Now could we channalize the ds3 if we wanted?
Is there a reason why you need a channelized DS-3? Are you trying to terminate both voice and data on the same circuit?
Possibily yes

cooldude9919

join:2000-05-29
kudos:5
OK,

So i need to figure out if the circuit will be ATM or not.

If it is i can use the NM-1a-t3

if its not i would be using the NM-1T3/E3

right?

If i want to channelize it what would i check into using?

aryoba
Premium,MVM
join:2002-08-22
kudos:4
said by cooldude9919:

if its not i would be using the NM-1T3/E3
right?
There is NM-1HSSI module you can consider that needs an external CSU/DSU. You should be able to have the telco/ISP manage this external CSU/DSU while you manage the NM-1HSSI module. Note that this module is EOL.

said by cooldude9919:

If i want to channelize it what would i check into using?
I believe you need at least 7200 series to support channelized DS3, which mean different module type.


TomS_
Git-r-done
Premium,MVM
join:2002-07-19
London, UK
kudos:5
reply to cooldude9919
You could look at using AToM to transport your T1 via MPLS from one site, over the DS3, and then pop it out at the other end.

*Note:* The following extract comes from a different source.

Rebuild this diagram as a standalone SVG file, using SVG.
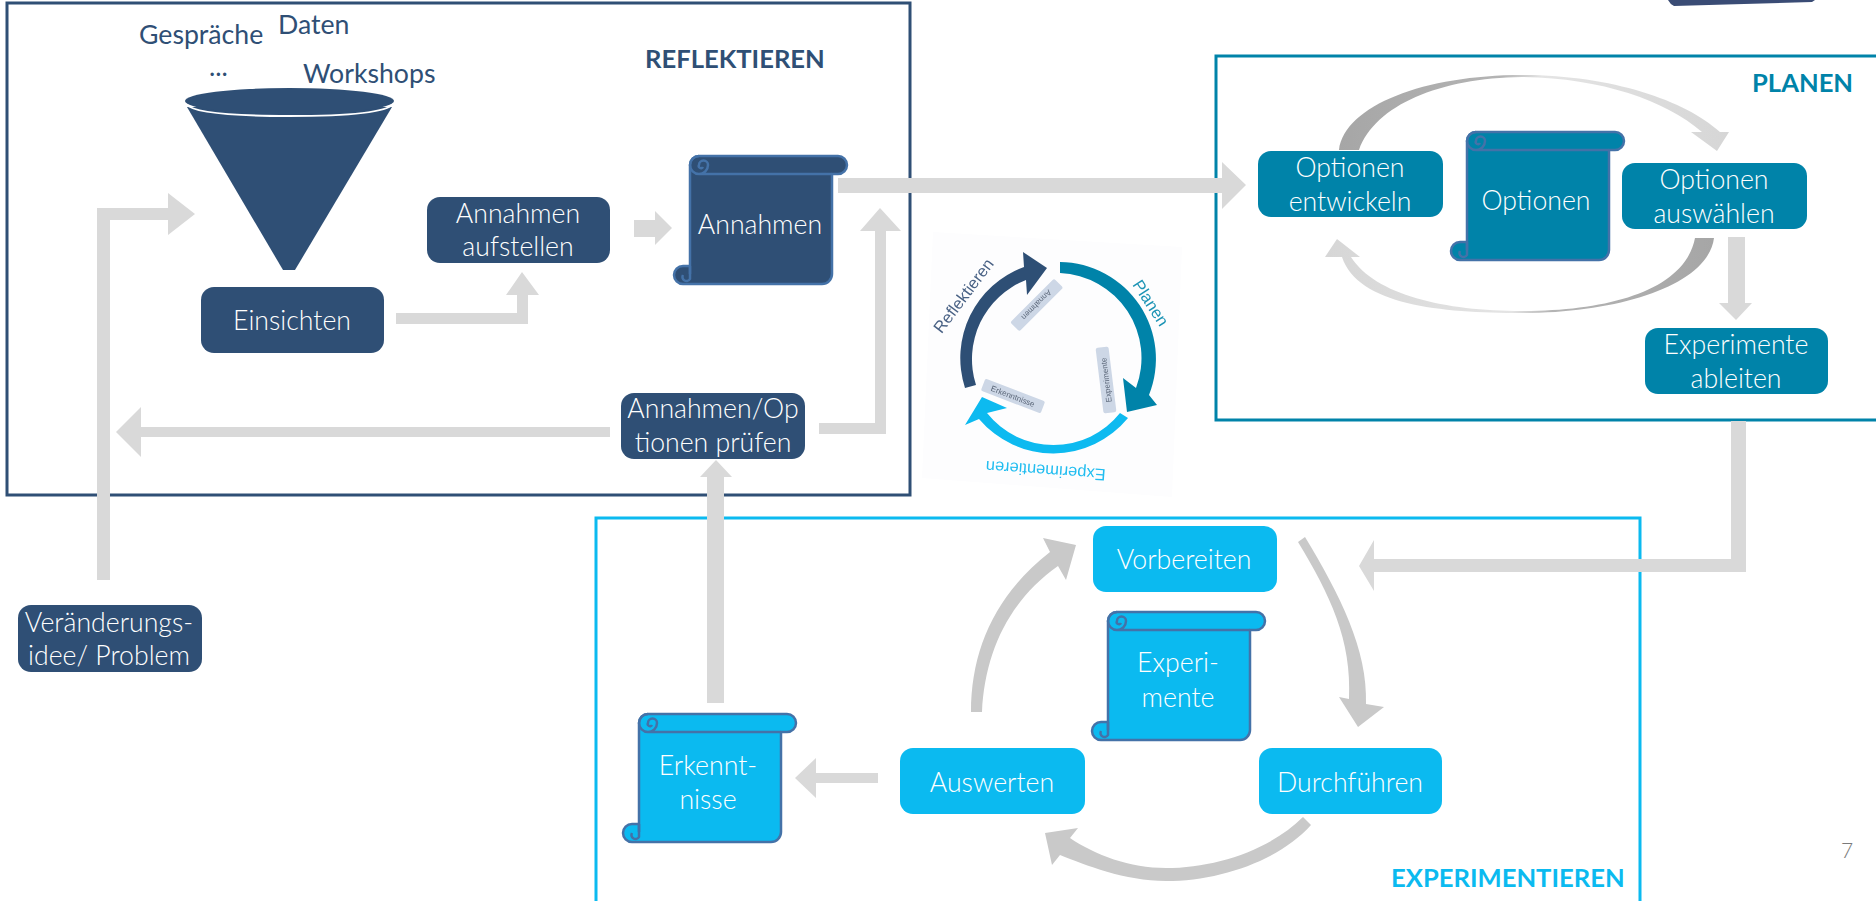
<svg xmlns="http://www.w3.org/2000/svg" xmlns:xlink="http://www.w3.org/1999/xlink" width="1876" height="901" viewBox="0 0 1876 901">
<style>
text{font-family:"Lato","Open Sans","Liberation Sans",sans-serif;font-size:26.67px;font-weight:300;text-anchor:middle;fill:#fff}
.lbl{fill:#2f4f75;text-anchor:start;font-weight:400}
.h{font-weight:700;font-size:25.6px;text-anchor:start}
.frame{fill:none;stroke-width:3}
.navy{fill:#2f4f75}.teal{fill:#0083a9}.sky{fill:#0bbaf0}
.a{fill:#d9d9d9}
.b{fill:#c9c9c9}
.sc{stroke:#4472a8;stroke-width:2.5;stroke-linejoin:round}
.cl{fill:none;stroke:#4472a8;stroke-width:2.5}
.pill{fill:#cdd7e6}
.cyc{font-family:"Liberation Sans",sans-serif;font-size:8px;font-weight:400;fill:#5a6678}
.cyc2{font-family:"Liberation Sans",sans-serif;font-size:16.500px;font-weight:400}
</style>
<defs>
<g id="scroll">
<path d="M16 118V9A9 9 0 0 1 25 0H164A9 9 0 0 1 164 18H158V118A10 10 0 0 1 148 128H9A9 9 0 0 1 9 110H16"/>
<path class="cl" d="M25 18H158M25 18A9 9 0 0 1 25 0M25 18A9 9 0 0 0 34 9A4.500 4.500 0 0 0 25 9A2 2 0 0 0 29 11M16 110V123A3.500 3.500 0 0 1 9 119"/>
</g>
<linearGradient id="gTop" x1="0" x2="1" y1="0" y2="0"><stop offset="0" stop-color="#a6a6a6"/><stop offset=".42" stop-color="#b4b4b4"/><stop offset=".52" stop-color="#e4e4e4"/><stop offset="1" stop-color="#d6d6d6"/></linearGradient>
<linearGradient id="gBot" x1="1" x2="0" y1="0" y2="0"><stop offset="0" stop-color="#a6a6a6"/><stop offset=".42" stop-color="#b4b4b4"/><stop offset=".52" stop-color="#e4e4e4"/><stop offset="1" stop-color="#d6d6d6"/></linearGradient>
<filter id="soft"><feGaussianBlur stdDeviation=".45"/></filter>
</defs>

<rect width="1876" height="901" fill="#fff"/>
<path id="corner" d="M1668 0H1815L1812 2Q1740 4 1674 6Q1670 4 1668 0Z" fill="#3a4c75"/>

<g id="frames">
<rect class="frame" x="7" y="3" width="903" height="492" stroke="#2f4f75"/>
<path class="frame" d="M1876 56H1216V420H1876" stroke="#0083a9"/>
<path class="frame" d="M596 901V518H1640V901" stroke="#0bbaf0"/>
</g>

<g id="connectors">
<path class="a" d="M396 313H517V295H506L522 272L539 295H528V324H396Z"/>
<path class="a" d="M634 220H655V211L672 228L655 245V237H634Z"/>
<path class="a" d="M838 178H1222V162L1246 185L1222 209V193H838Z"/>
<path class="a" d="M819 423H875V231H860L880 208L901 231H886V434H819Z"/>
<path class="a" d="M610 427H141V407L116 432L141 457V437H610Z"/>
<path class="a" d="M97 580V208H168V193L195 214L168 235V220H110V580Z"/>
<path class="a" d="M707 703V477H700L716 460L732 477H724V703Z"/>
<path class="a" d="M1731 421V559H1374V540L1359 566L1374 591V572H1746V421Z"/>
<path class="a" d="M1728 237V303H1719L1736 320L1752 303H1745V237Z"/>
<path class="a" d="M816 758L795 778L816 798V783H878V773H816Z"/>
<path fill="url(#gTop)" d="M1339 150C1345 105 1425 75 1522 75C1610 75 1685 100 1720 132L1729 132L1717 151L1691 132L1702 132C1665 100 1600 78 1522 77C1440 78 1375 105 1359 150Z"/>
<path fill="url(#gBot)" d="M1714 238C1708 285 1620 313 1522 313C1440 313 1358 305 1342 257L1325 257L1337 239L1360 257L1351 257C1375 295 1445 311 1522 311C1610 311 1685 290 1695 238Z"/>
<path class="b" d="M1298 542L1305 537C1340 595 1368 650 1366 704L1384 707L1358 727L1339 697L1349 699C1352 640 1330 595 1298 542Z"/>
<path class="b" d="M971 712C971 650 995 595 1050 552L1043 538L1076 545L1066 580L1058 566C1010 600 985 650 982 712Z"/>
<path class="b" d="M1311 825C1280 860 1220 881 1166 881C1125 881 1085 865 1060 855L1052 865L1045 833L1078 828L1070 838C1095 855 1130 868 1166 868C1215 868 1270 850 1303 817Z"/>
</g>

<g id="funnel">
<path class="navy" d="M187 107L283 270H295L392 107Z"/>
<ellipse cx="289.500" cy="101" rx="104.500" ry="13" fill="#2f4f75"/>
<path d="M186 104Q195 116 289 116Q384 116 393 104" fill="none" stroke="#fff" stroke-width="2"/>
</g>

<g id="input-labels">
<text class="lbl" x="139" y="44">Gespräche</text>
<text class="lbl" x="278" y="34">Daten</text>
<text class="lbl" x="303" y="83">Workshops</text>
<text class="lbl" x="209" y="76">...</text>
</g>
<text id="t-reflektieren" class="lbl h" x="645" y="68">REFLEKTIEREN</text>
<text id="t-planen" class="h" x="1752" y="92" style="fill:#0083a9">PLANEN</text>
<text id="t-experimentieren" class="h" x="1391" y="887" style="fill:#0bbaf0">EXPERIMENTIEREN</text>

<g id="einsichten"><rect class="navy" x="201" y="287" width="183" height="66" rx="13"/><text x="292" y="330">Einsichten</text></g>
<g id="annahmen-aufstellen"><rect class="navy" x="427" y="197" width="183" height="66" rx="13"/><text x="518" y="223">Annahmen</text><text x="518" y="256">aufstellen</text></g>
<g id="annahmen"><use xlink:href="#scroll" href="#scroll" x="674" y="156" class="navy sc"/><text x="760" y="234">Annahmen</text></g>
<g id="pruefen"><rect class="navy" x="621" y="393" width="184" height="66" rx="13"/><text x="713" y="418">Annahmen/Op</text><text x="713" y="452">tionen prüfen</text></g>
<g id="veraenderung"><rect class="navy" x="18" y="605" width="184" height="67" rx="13"/><text x="109" y="632">Veränderungs-</text><text x="109" y="665">idee/ Problem</text></g>

<g id="optionen-entwickeln"><rect class="teal" x="1258" y="151" width="185" height="66" rx="13"/><text x="1350" y="177">Optionen</text><text x="1350" y="211">entwickeln</text></g>
<g id="optionen"><use xlink:href="#scroll" href="#scroll" x="1451" y="132" class="teal sc"/><text x="1536" y="210">Optionen</text></g>
<g id="optionen-auswaehlen"><rect class="teal" x="1622" y="163" width="185" height="66" rx="13"/><text x="1714" y="189">Optionen</text><text x="1714" y="223">auswählen</text></g>
<g id="experimente-ableiten"><rect class="teal" x="1645" y="328" width="183" height="66" rx="13"/><text x="1736" y="354">Experimente</text><text x="1736" y="388">ableiten</text></g>

<g id="vorbereiten"><rect class="sky" x="1093" y="526" width="184" height="66" rx="13"/><text x="1184" y="569">Vorbereiten</text></g>
<g id="experimente"><use xlink:href="#scroll" href="#scroll" x="1092" y="612" class="sky sc"/><text x="1178" y="672">Experi-</text><text x="1178" y="707">mente</text></g>
<g id="auswerten"><rect class="sky" x="900" y="748" width="185" height="66" rx="13"/><text x="992" y="792">Auswerten</text></g>
<g id="durchfuehren"><rect class="sky" x="1259" y="748" width="183" height="66" rx="13"/><text x="1350" y="792">Durchführen</text></g>
<g id="erkenntnisse"><use xlink:href="#scroll" href="#scroll" x="623" y="714" class="sky sc"/><text x="708" y="775">Erkennt-</text><text x="708" y="809">nisse</text></g>

<g id="cycle" filter="url(#soft)">
<path d="M933 232L1182 247L1172 497L922 478Z" fill="#fdfdfe"/>
<path class="navy" d="M965 388A97 97 0 0 1 1024 267L1023 252L1047 268L1027 295L1026 280A85 85 0 0 0 976 385Z"/>
<path class="teal" d="M1060 262A97 97 0 0 1 1149 395L1157 405L1127 412L1123 378L1136 388A85 85 0 0 0 1060 273Z"/>
<path class="sky" d="M1128 418A97 97 0 0 1 979 419L965 425L982 397L1007 408L987 413A85 85 0 0 0 1120 413Z"/>
<g transform="translate(1036.700 305) rotate(135)"><rect class="pill" x="-31" y="-6.500" width="62" height="13" rx="2"/><text class="cyc" y="3">Annahmen</text></g>
<g transform="translate(1106 380) rotate(-97)"><rect class="pill" x="-33" y="-6.500" width="66" height="13" rx="2"/><text class="cyc" y="3">Experimente</text></g>
<g transform="translate(1013 396) rotate(21)"><rect class="pill" x="-32" y="-6.500" width="64" height="13" rx="2"/><text class="cyc" y="3">Erkenntnisse</text></g>
<text class="cyc2" style="fill:#4a6285" transform="translate(968 299) rotate(-53)">Reflektieren</text>
<text class="cyc2" style="fill:#1d94b5" transform="translate(1146 306) rotate(57)">Planen</text>
<text class="cyc2" style="fill:#20bdf0" transform="translate(1046 465) rotate(184)">Experimentieren</text>
</g>

<text id="page" x="1847" y="858" style="font-size:21px;fill:#7a7a7a">7</text>
</svg>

That way you dont need channelised line cards, you will just operate a routed network as per normal, with a bit of MPLS thrown in the mix.

cooldude9919

join:2000-05-29
kudos:5
Overture Networks ISG45+ looks interesting if i want a stand alone unit.

»www.overturenetworks.com/product···-45.html

Any thoughts on that?
Where the hell do you buy overture networks stuff from? I cant seem to find any online stores.

nosx

join:2004-12-27
00000
kudos:5
Anda and Overture are companies geared toward the telco and carrier market, they dont have much interest in supporting small end users that only want a pair of units. Unless you are Verizon and buy 5000 overture boxes, i wouldnt count on getting very far with them.

cooldude9919

join:2000-05-29
kudos:5
anyone use devices from RAD? Been talking to them and they seem to know thier stuff. I could do what i need with their RICI-16 device, that can now come with t3 ports.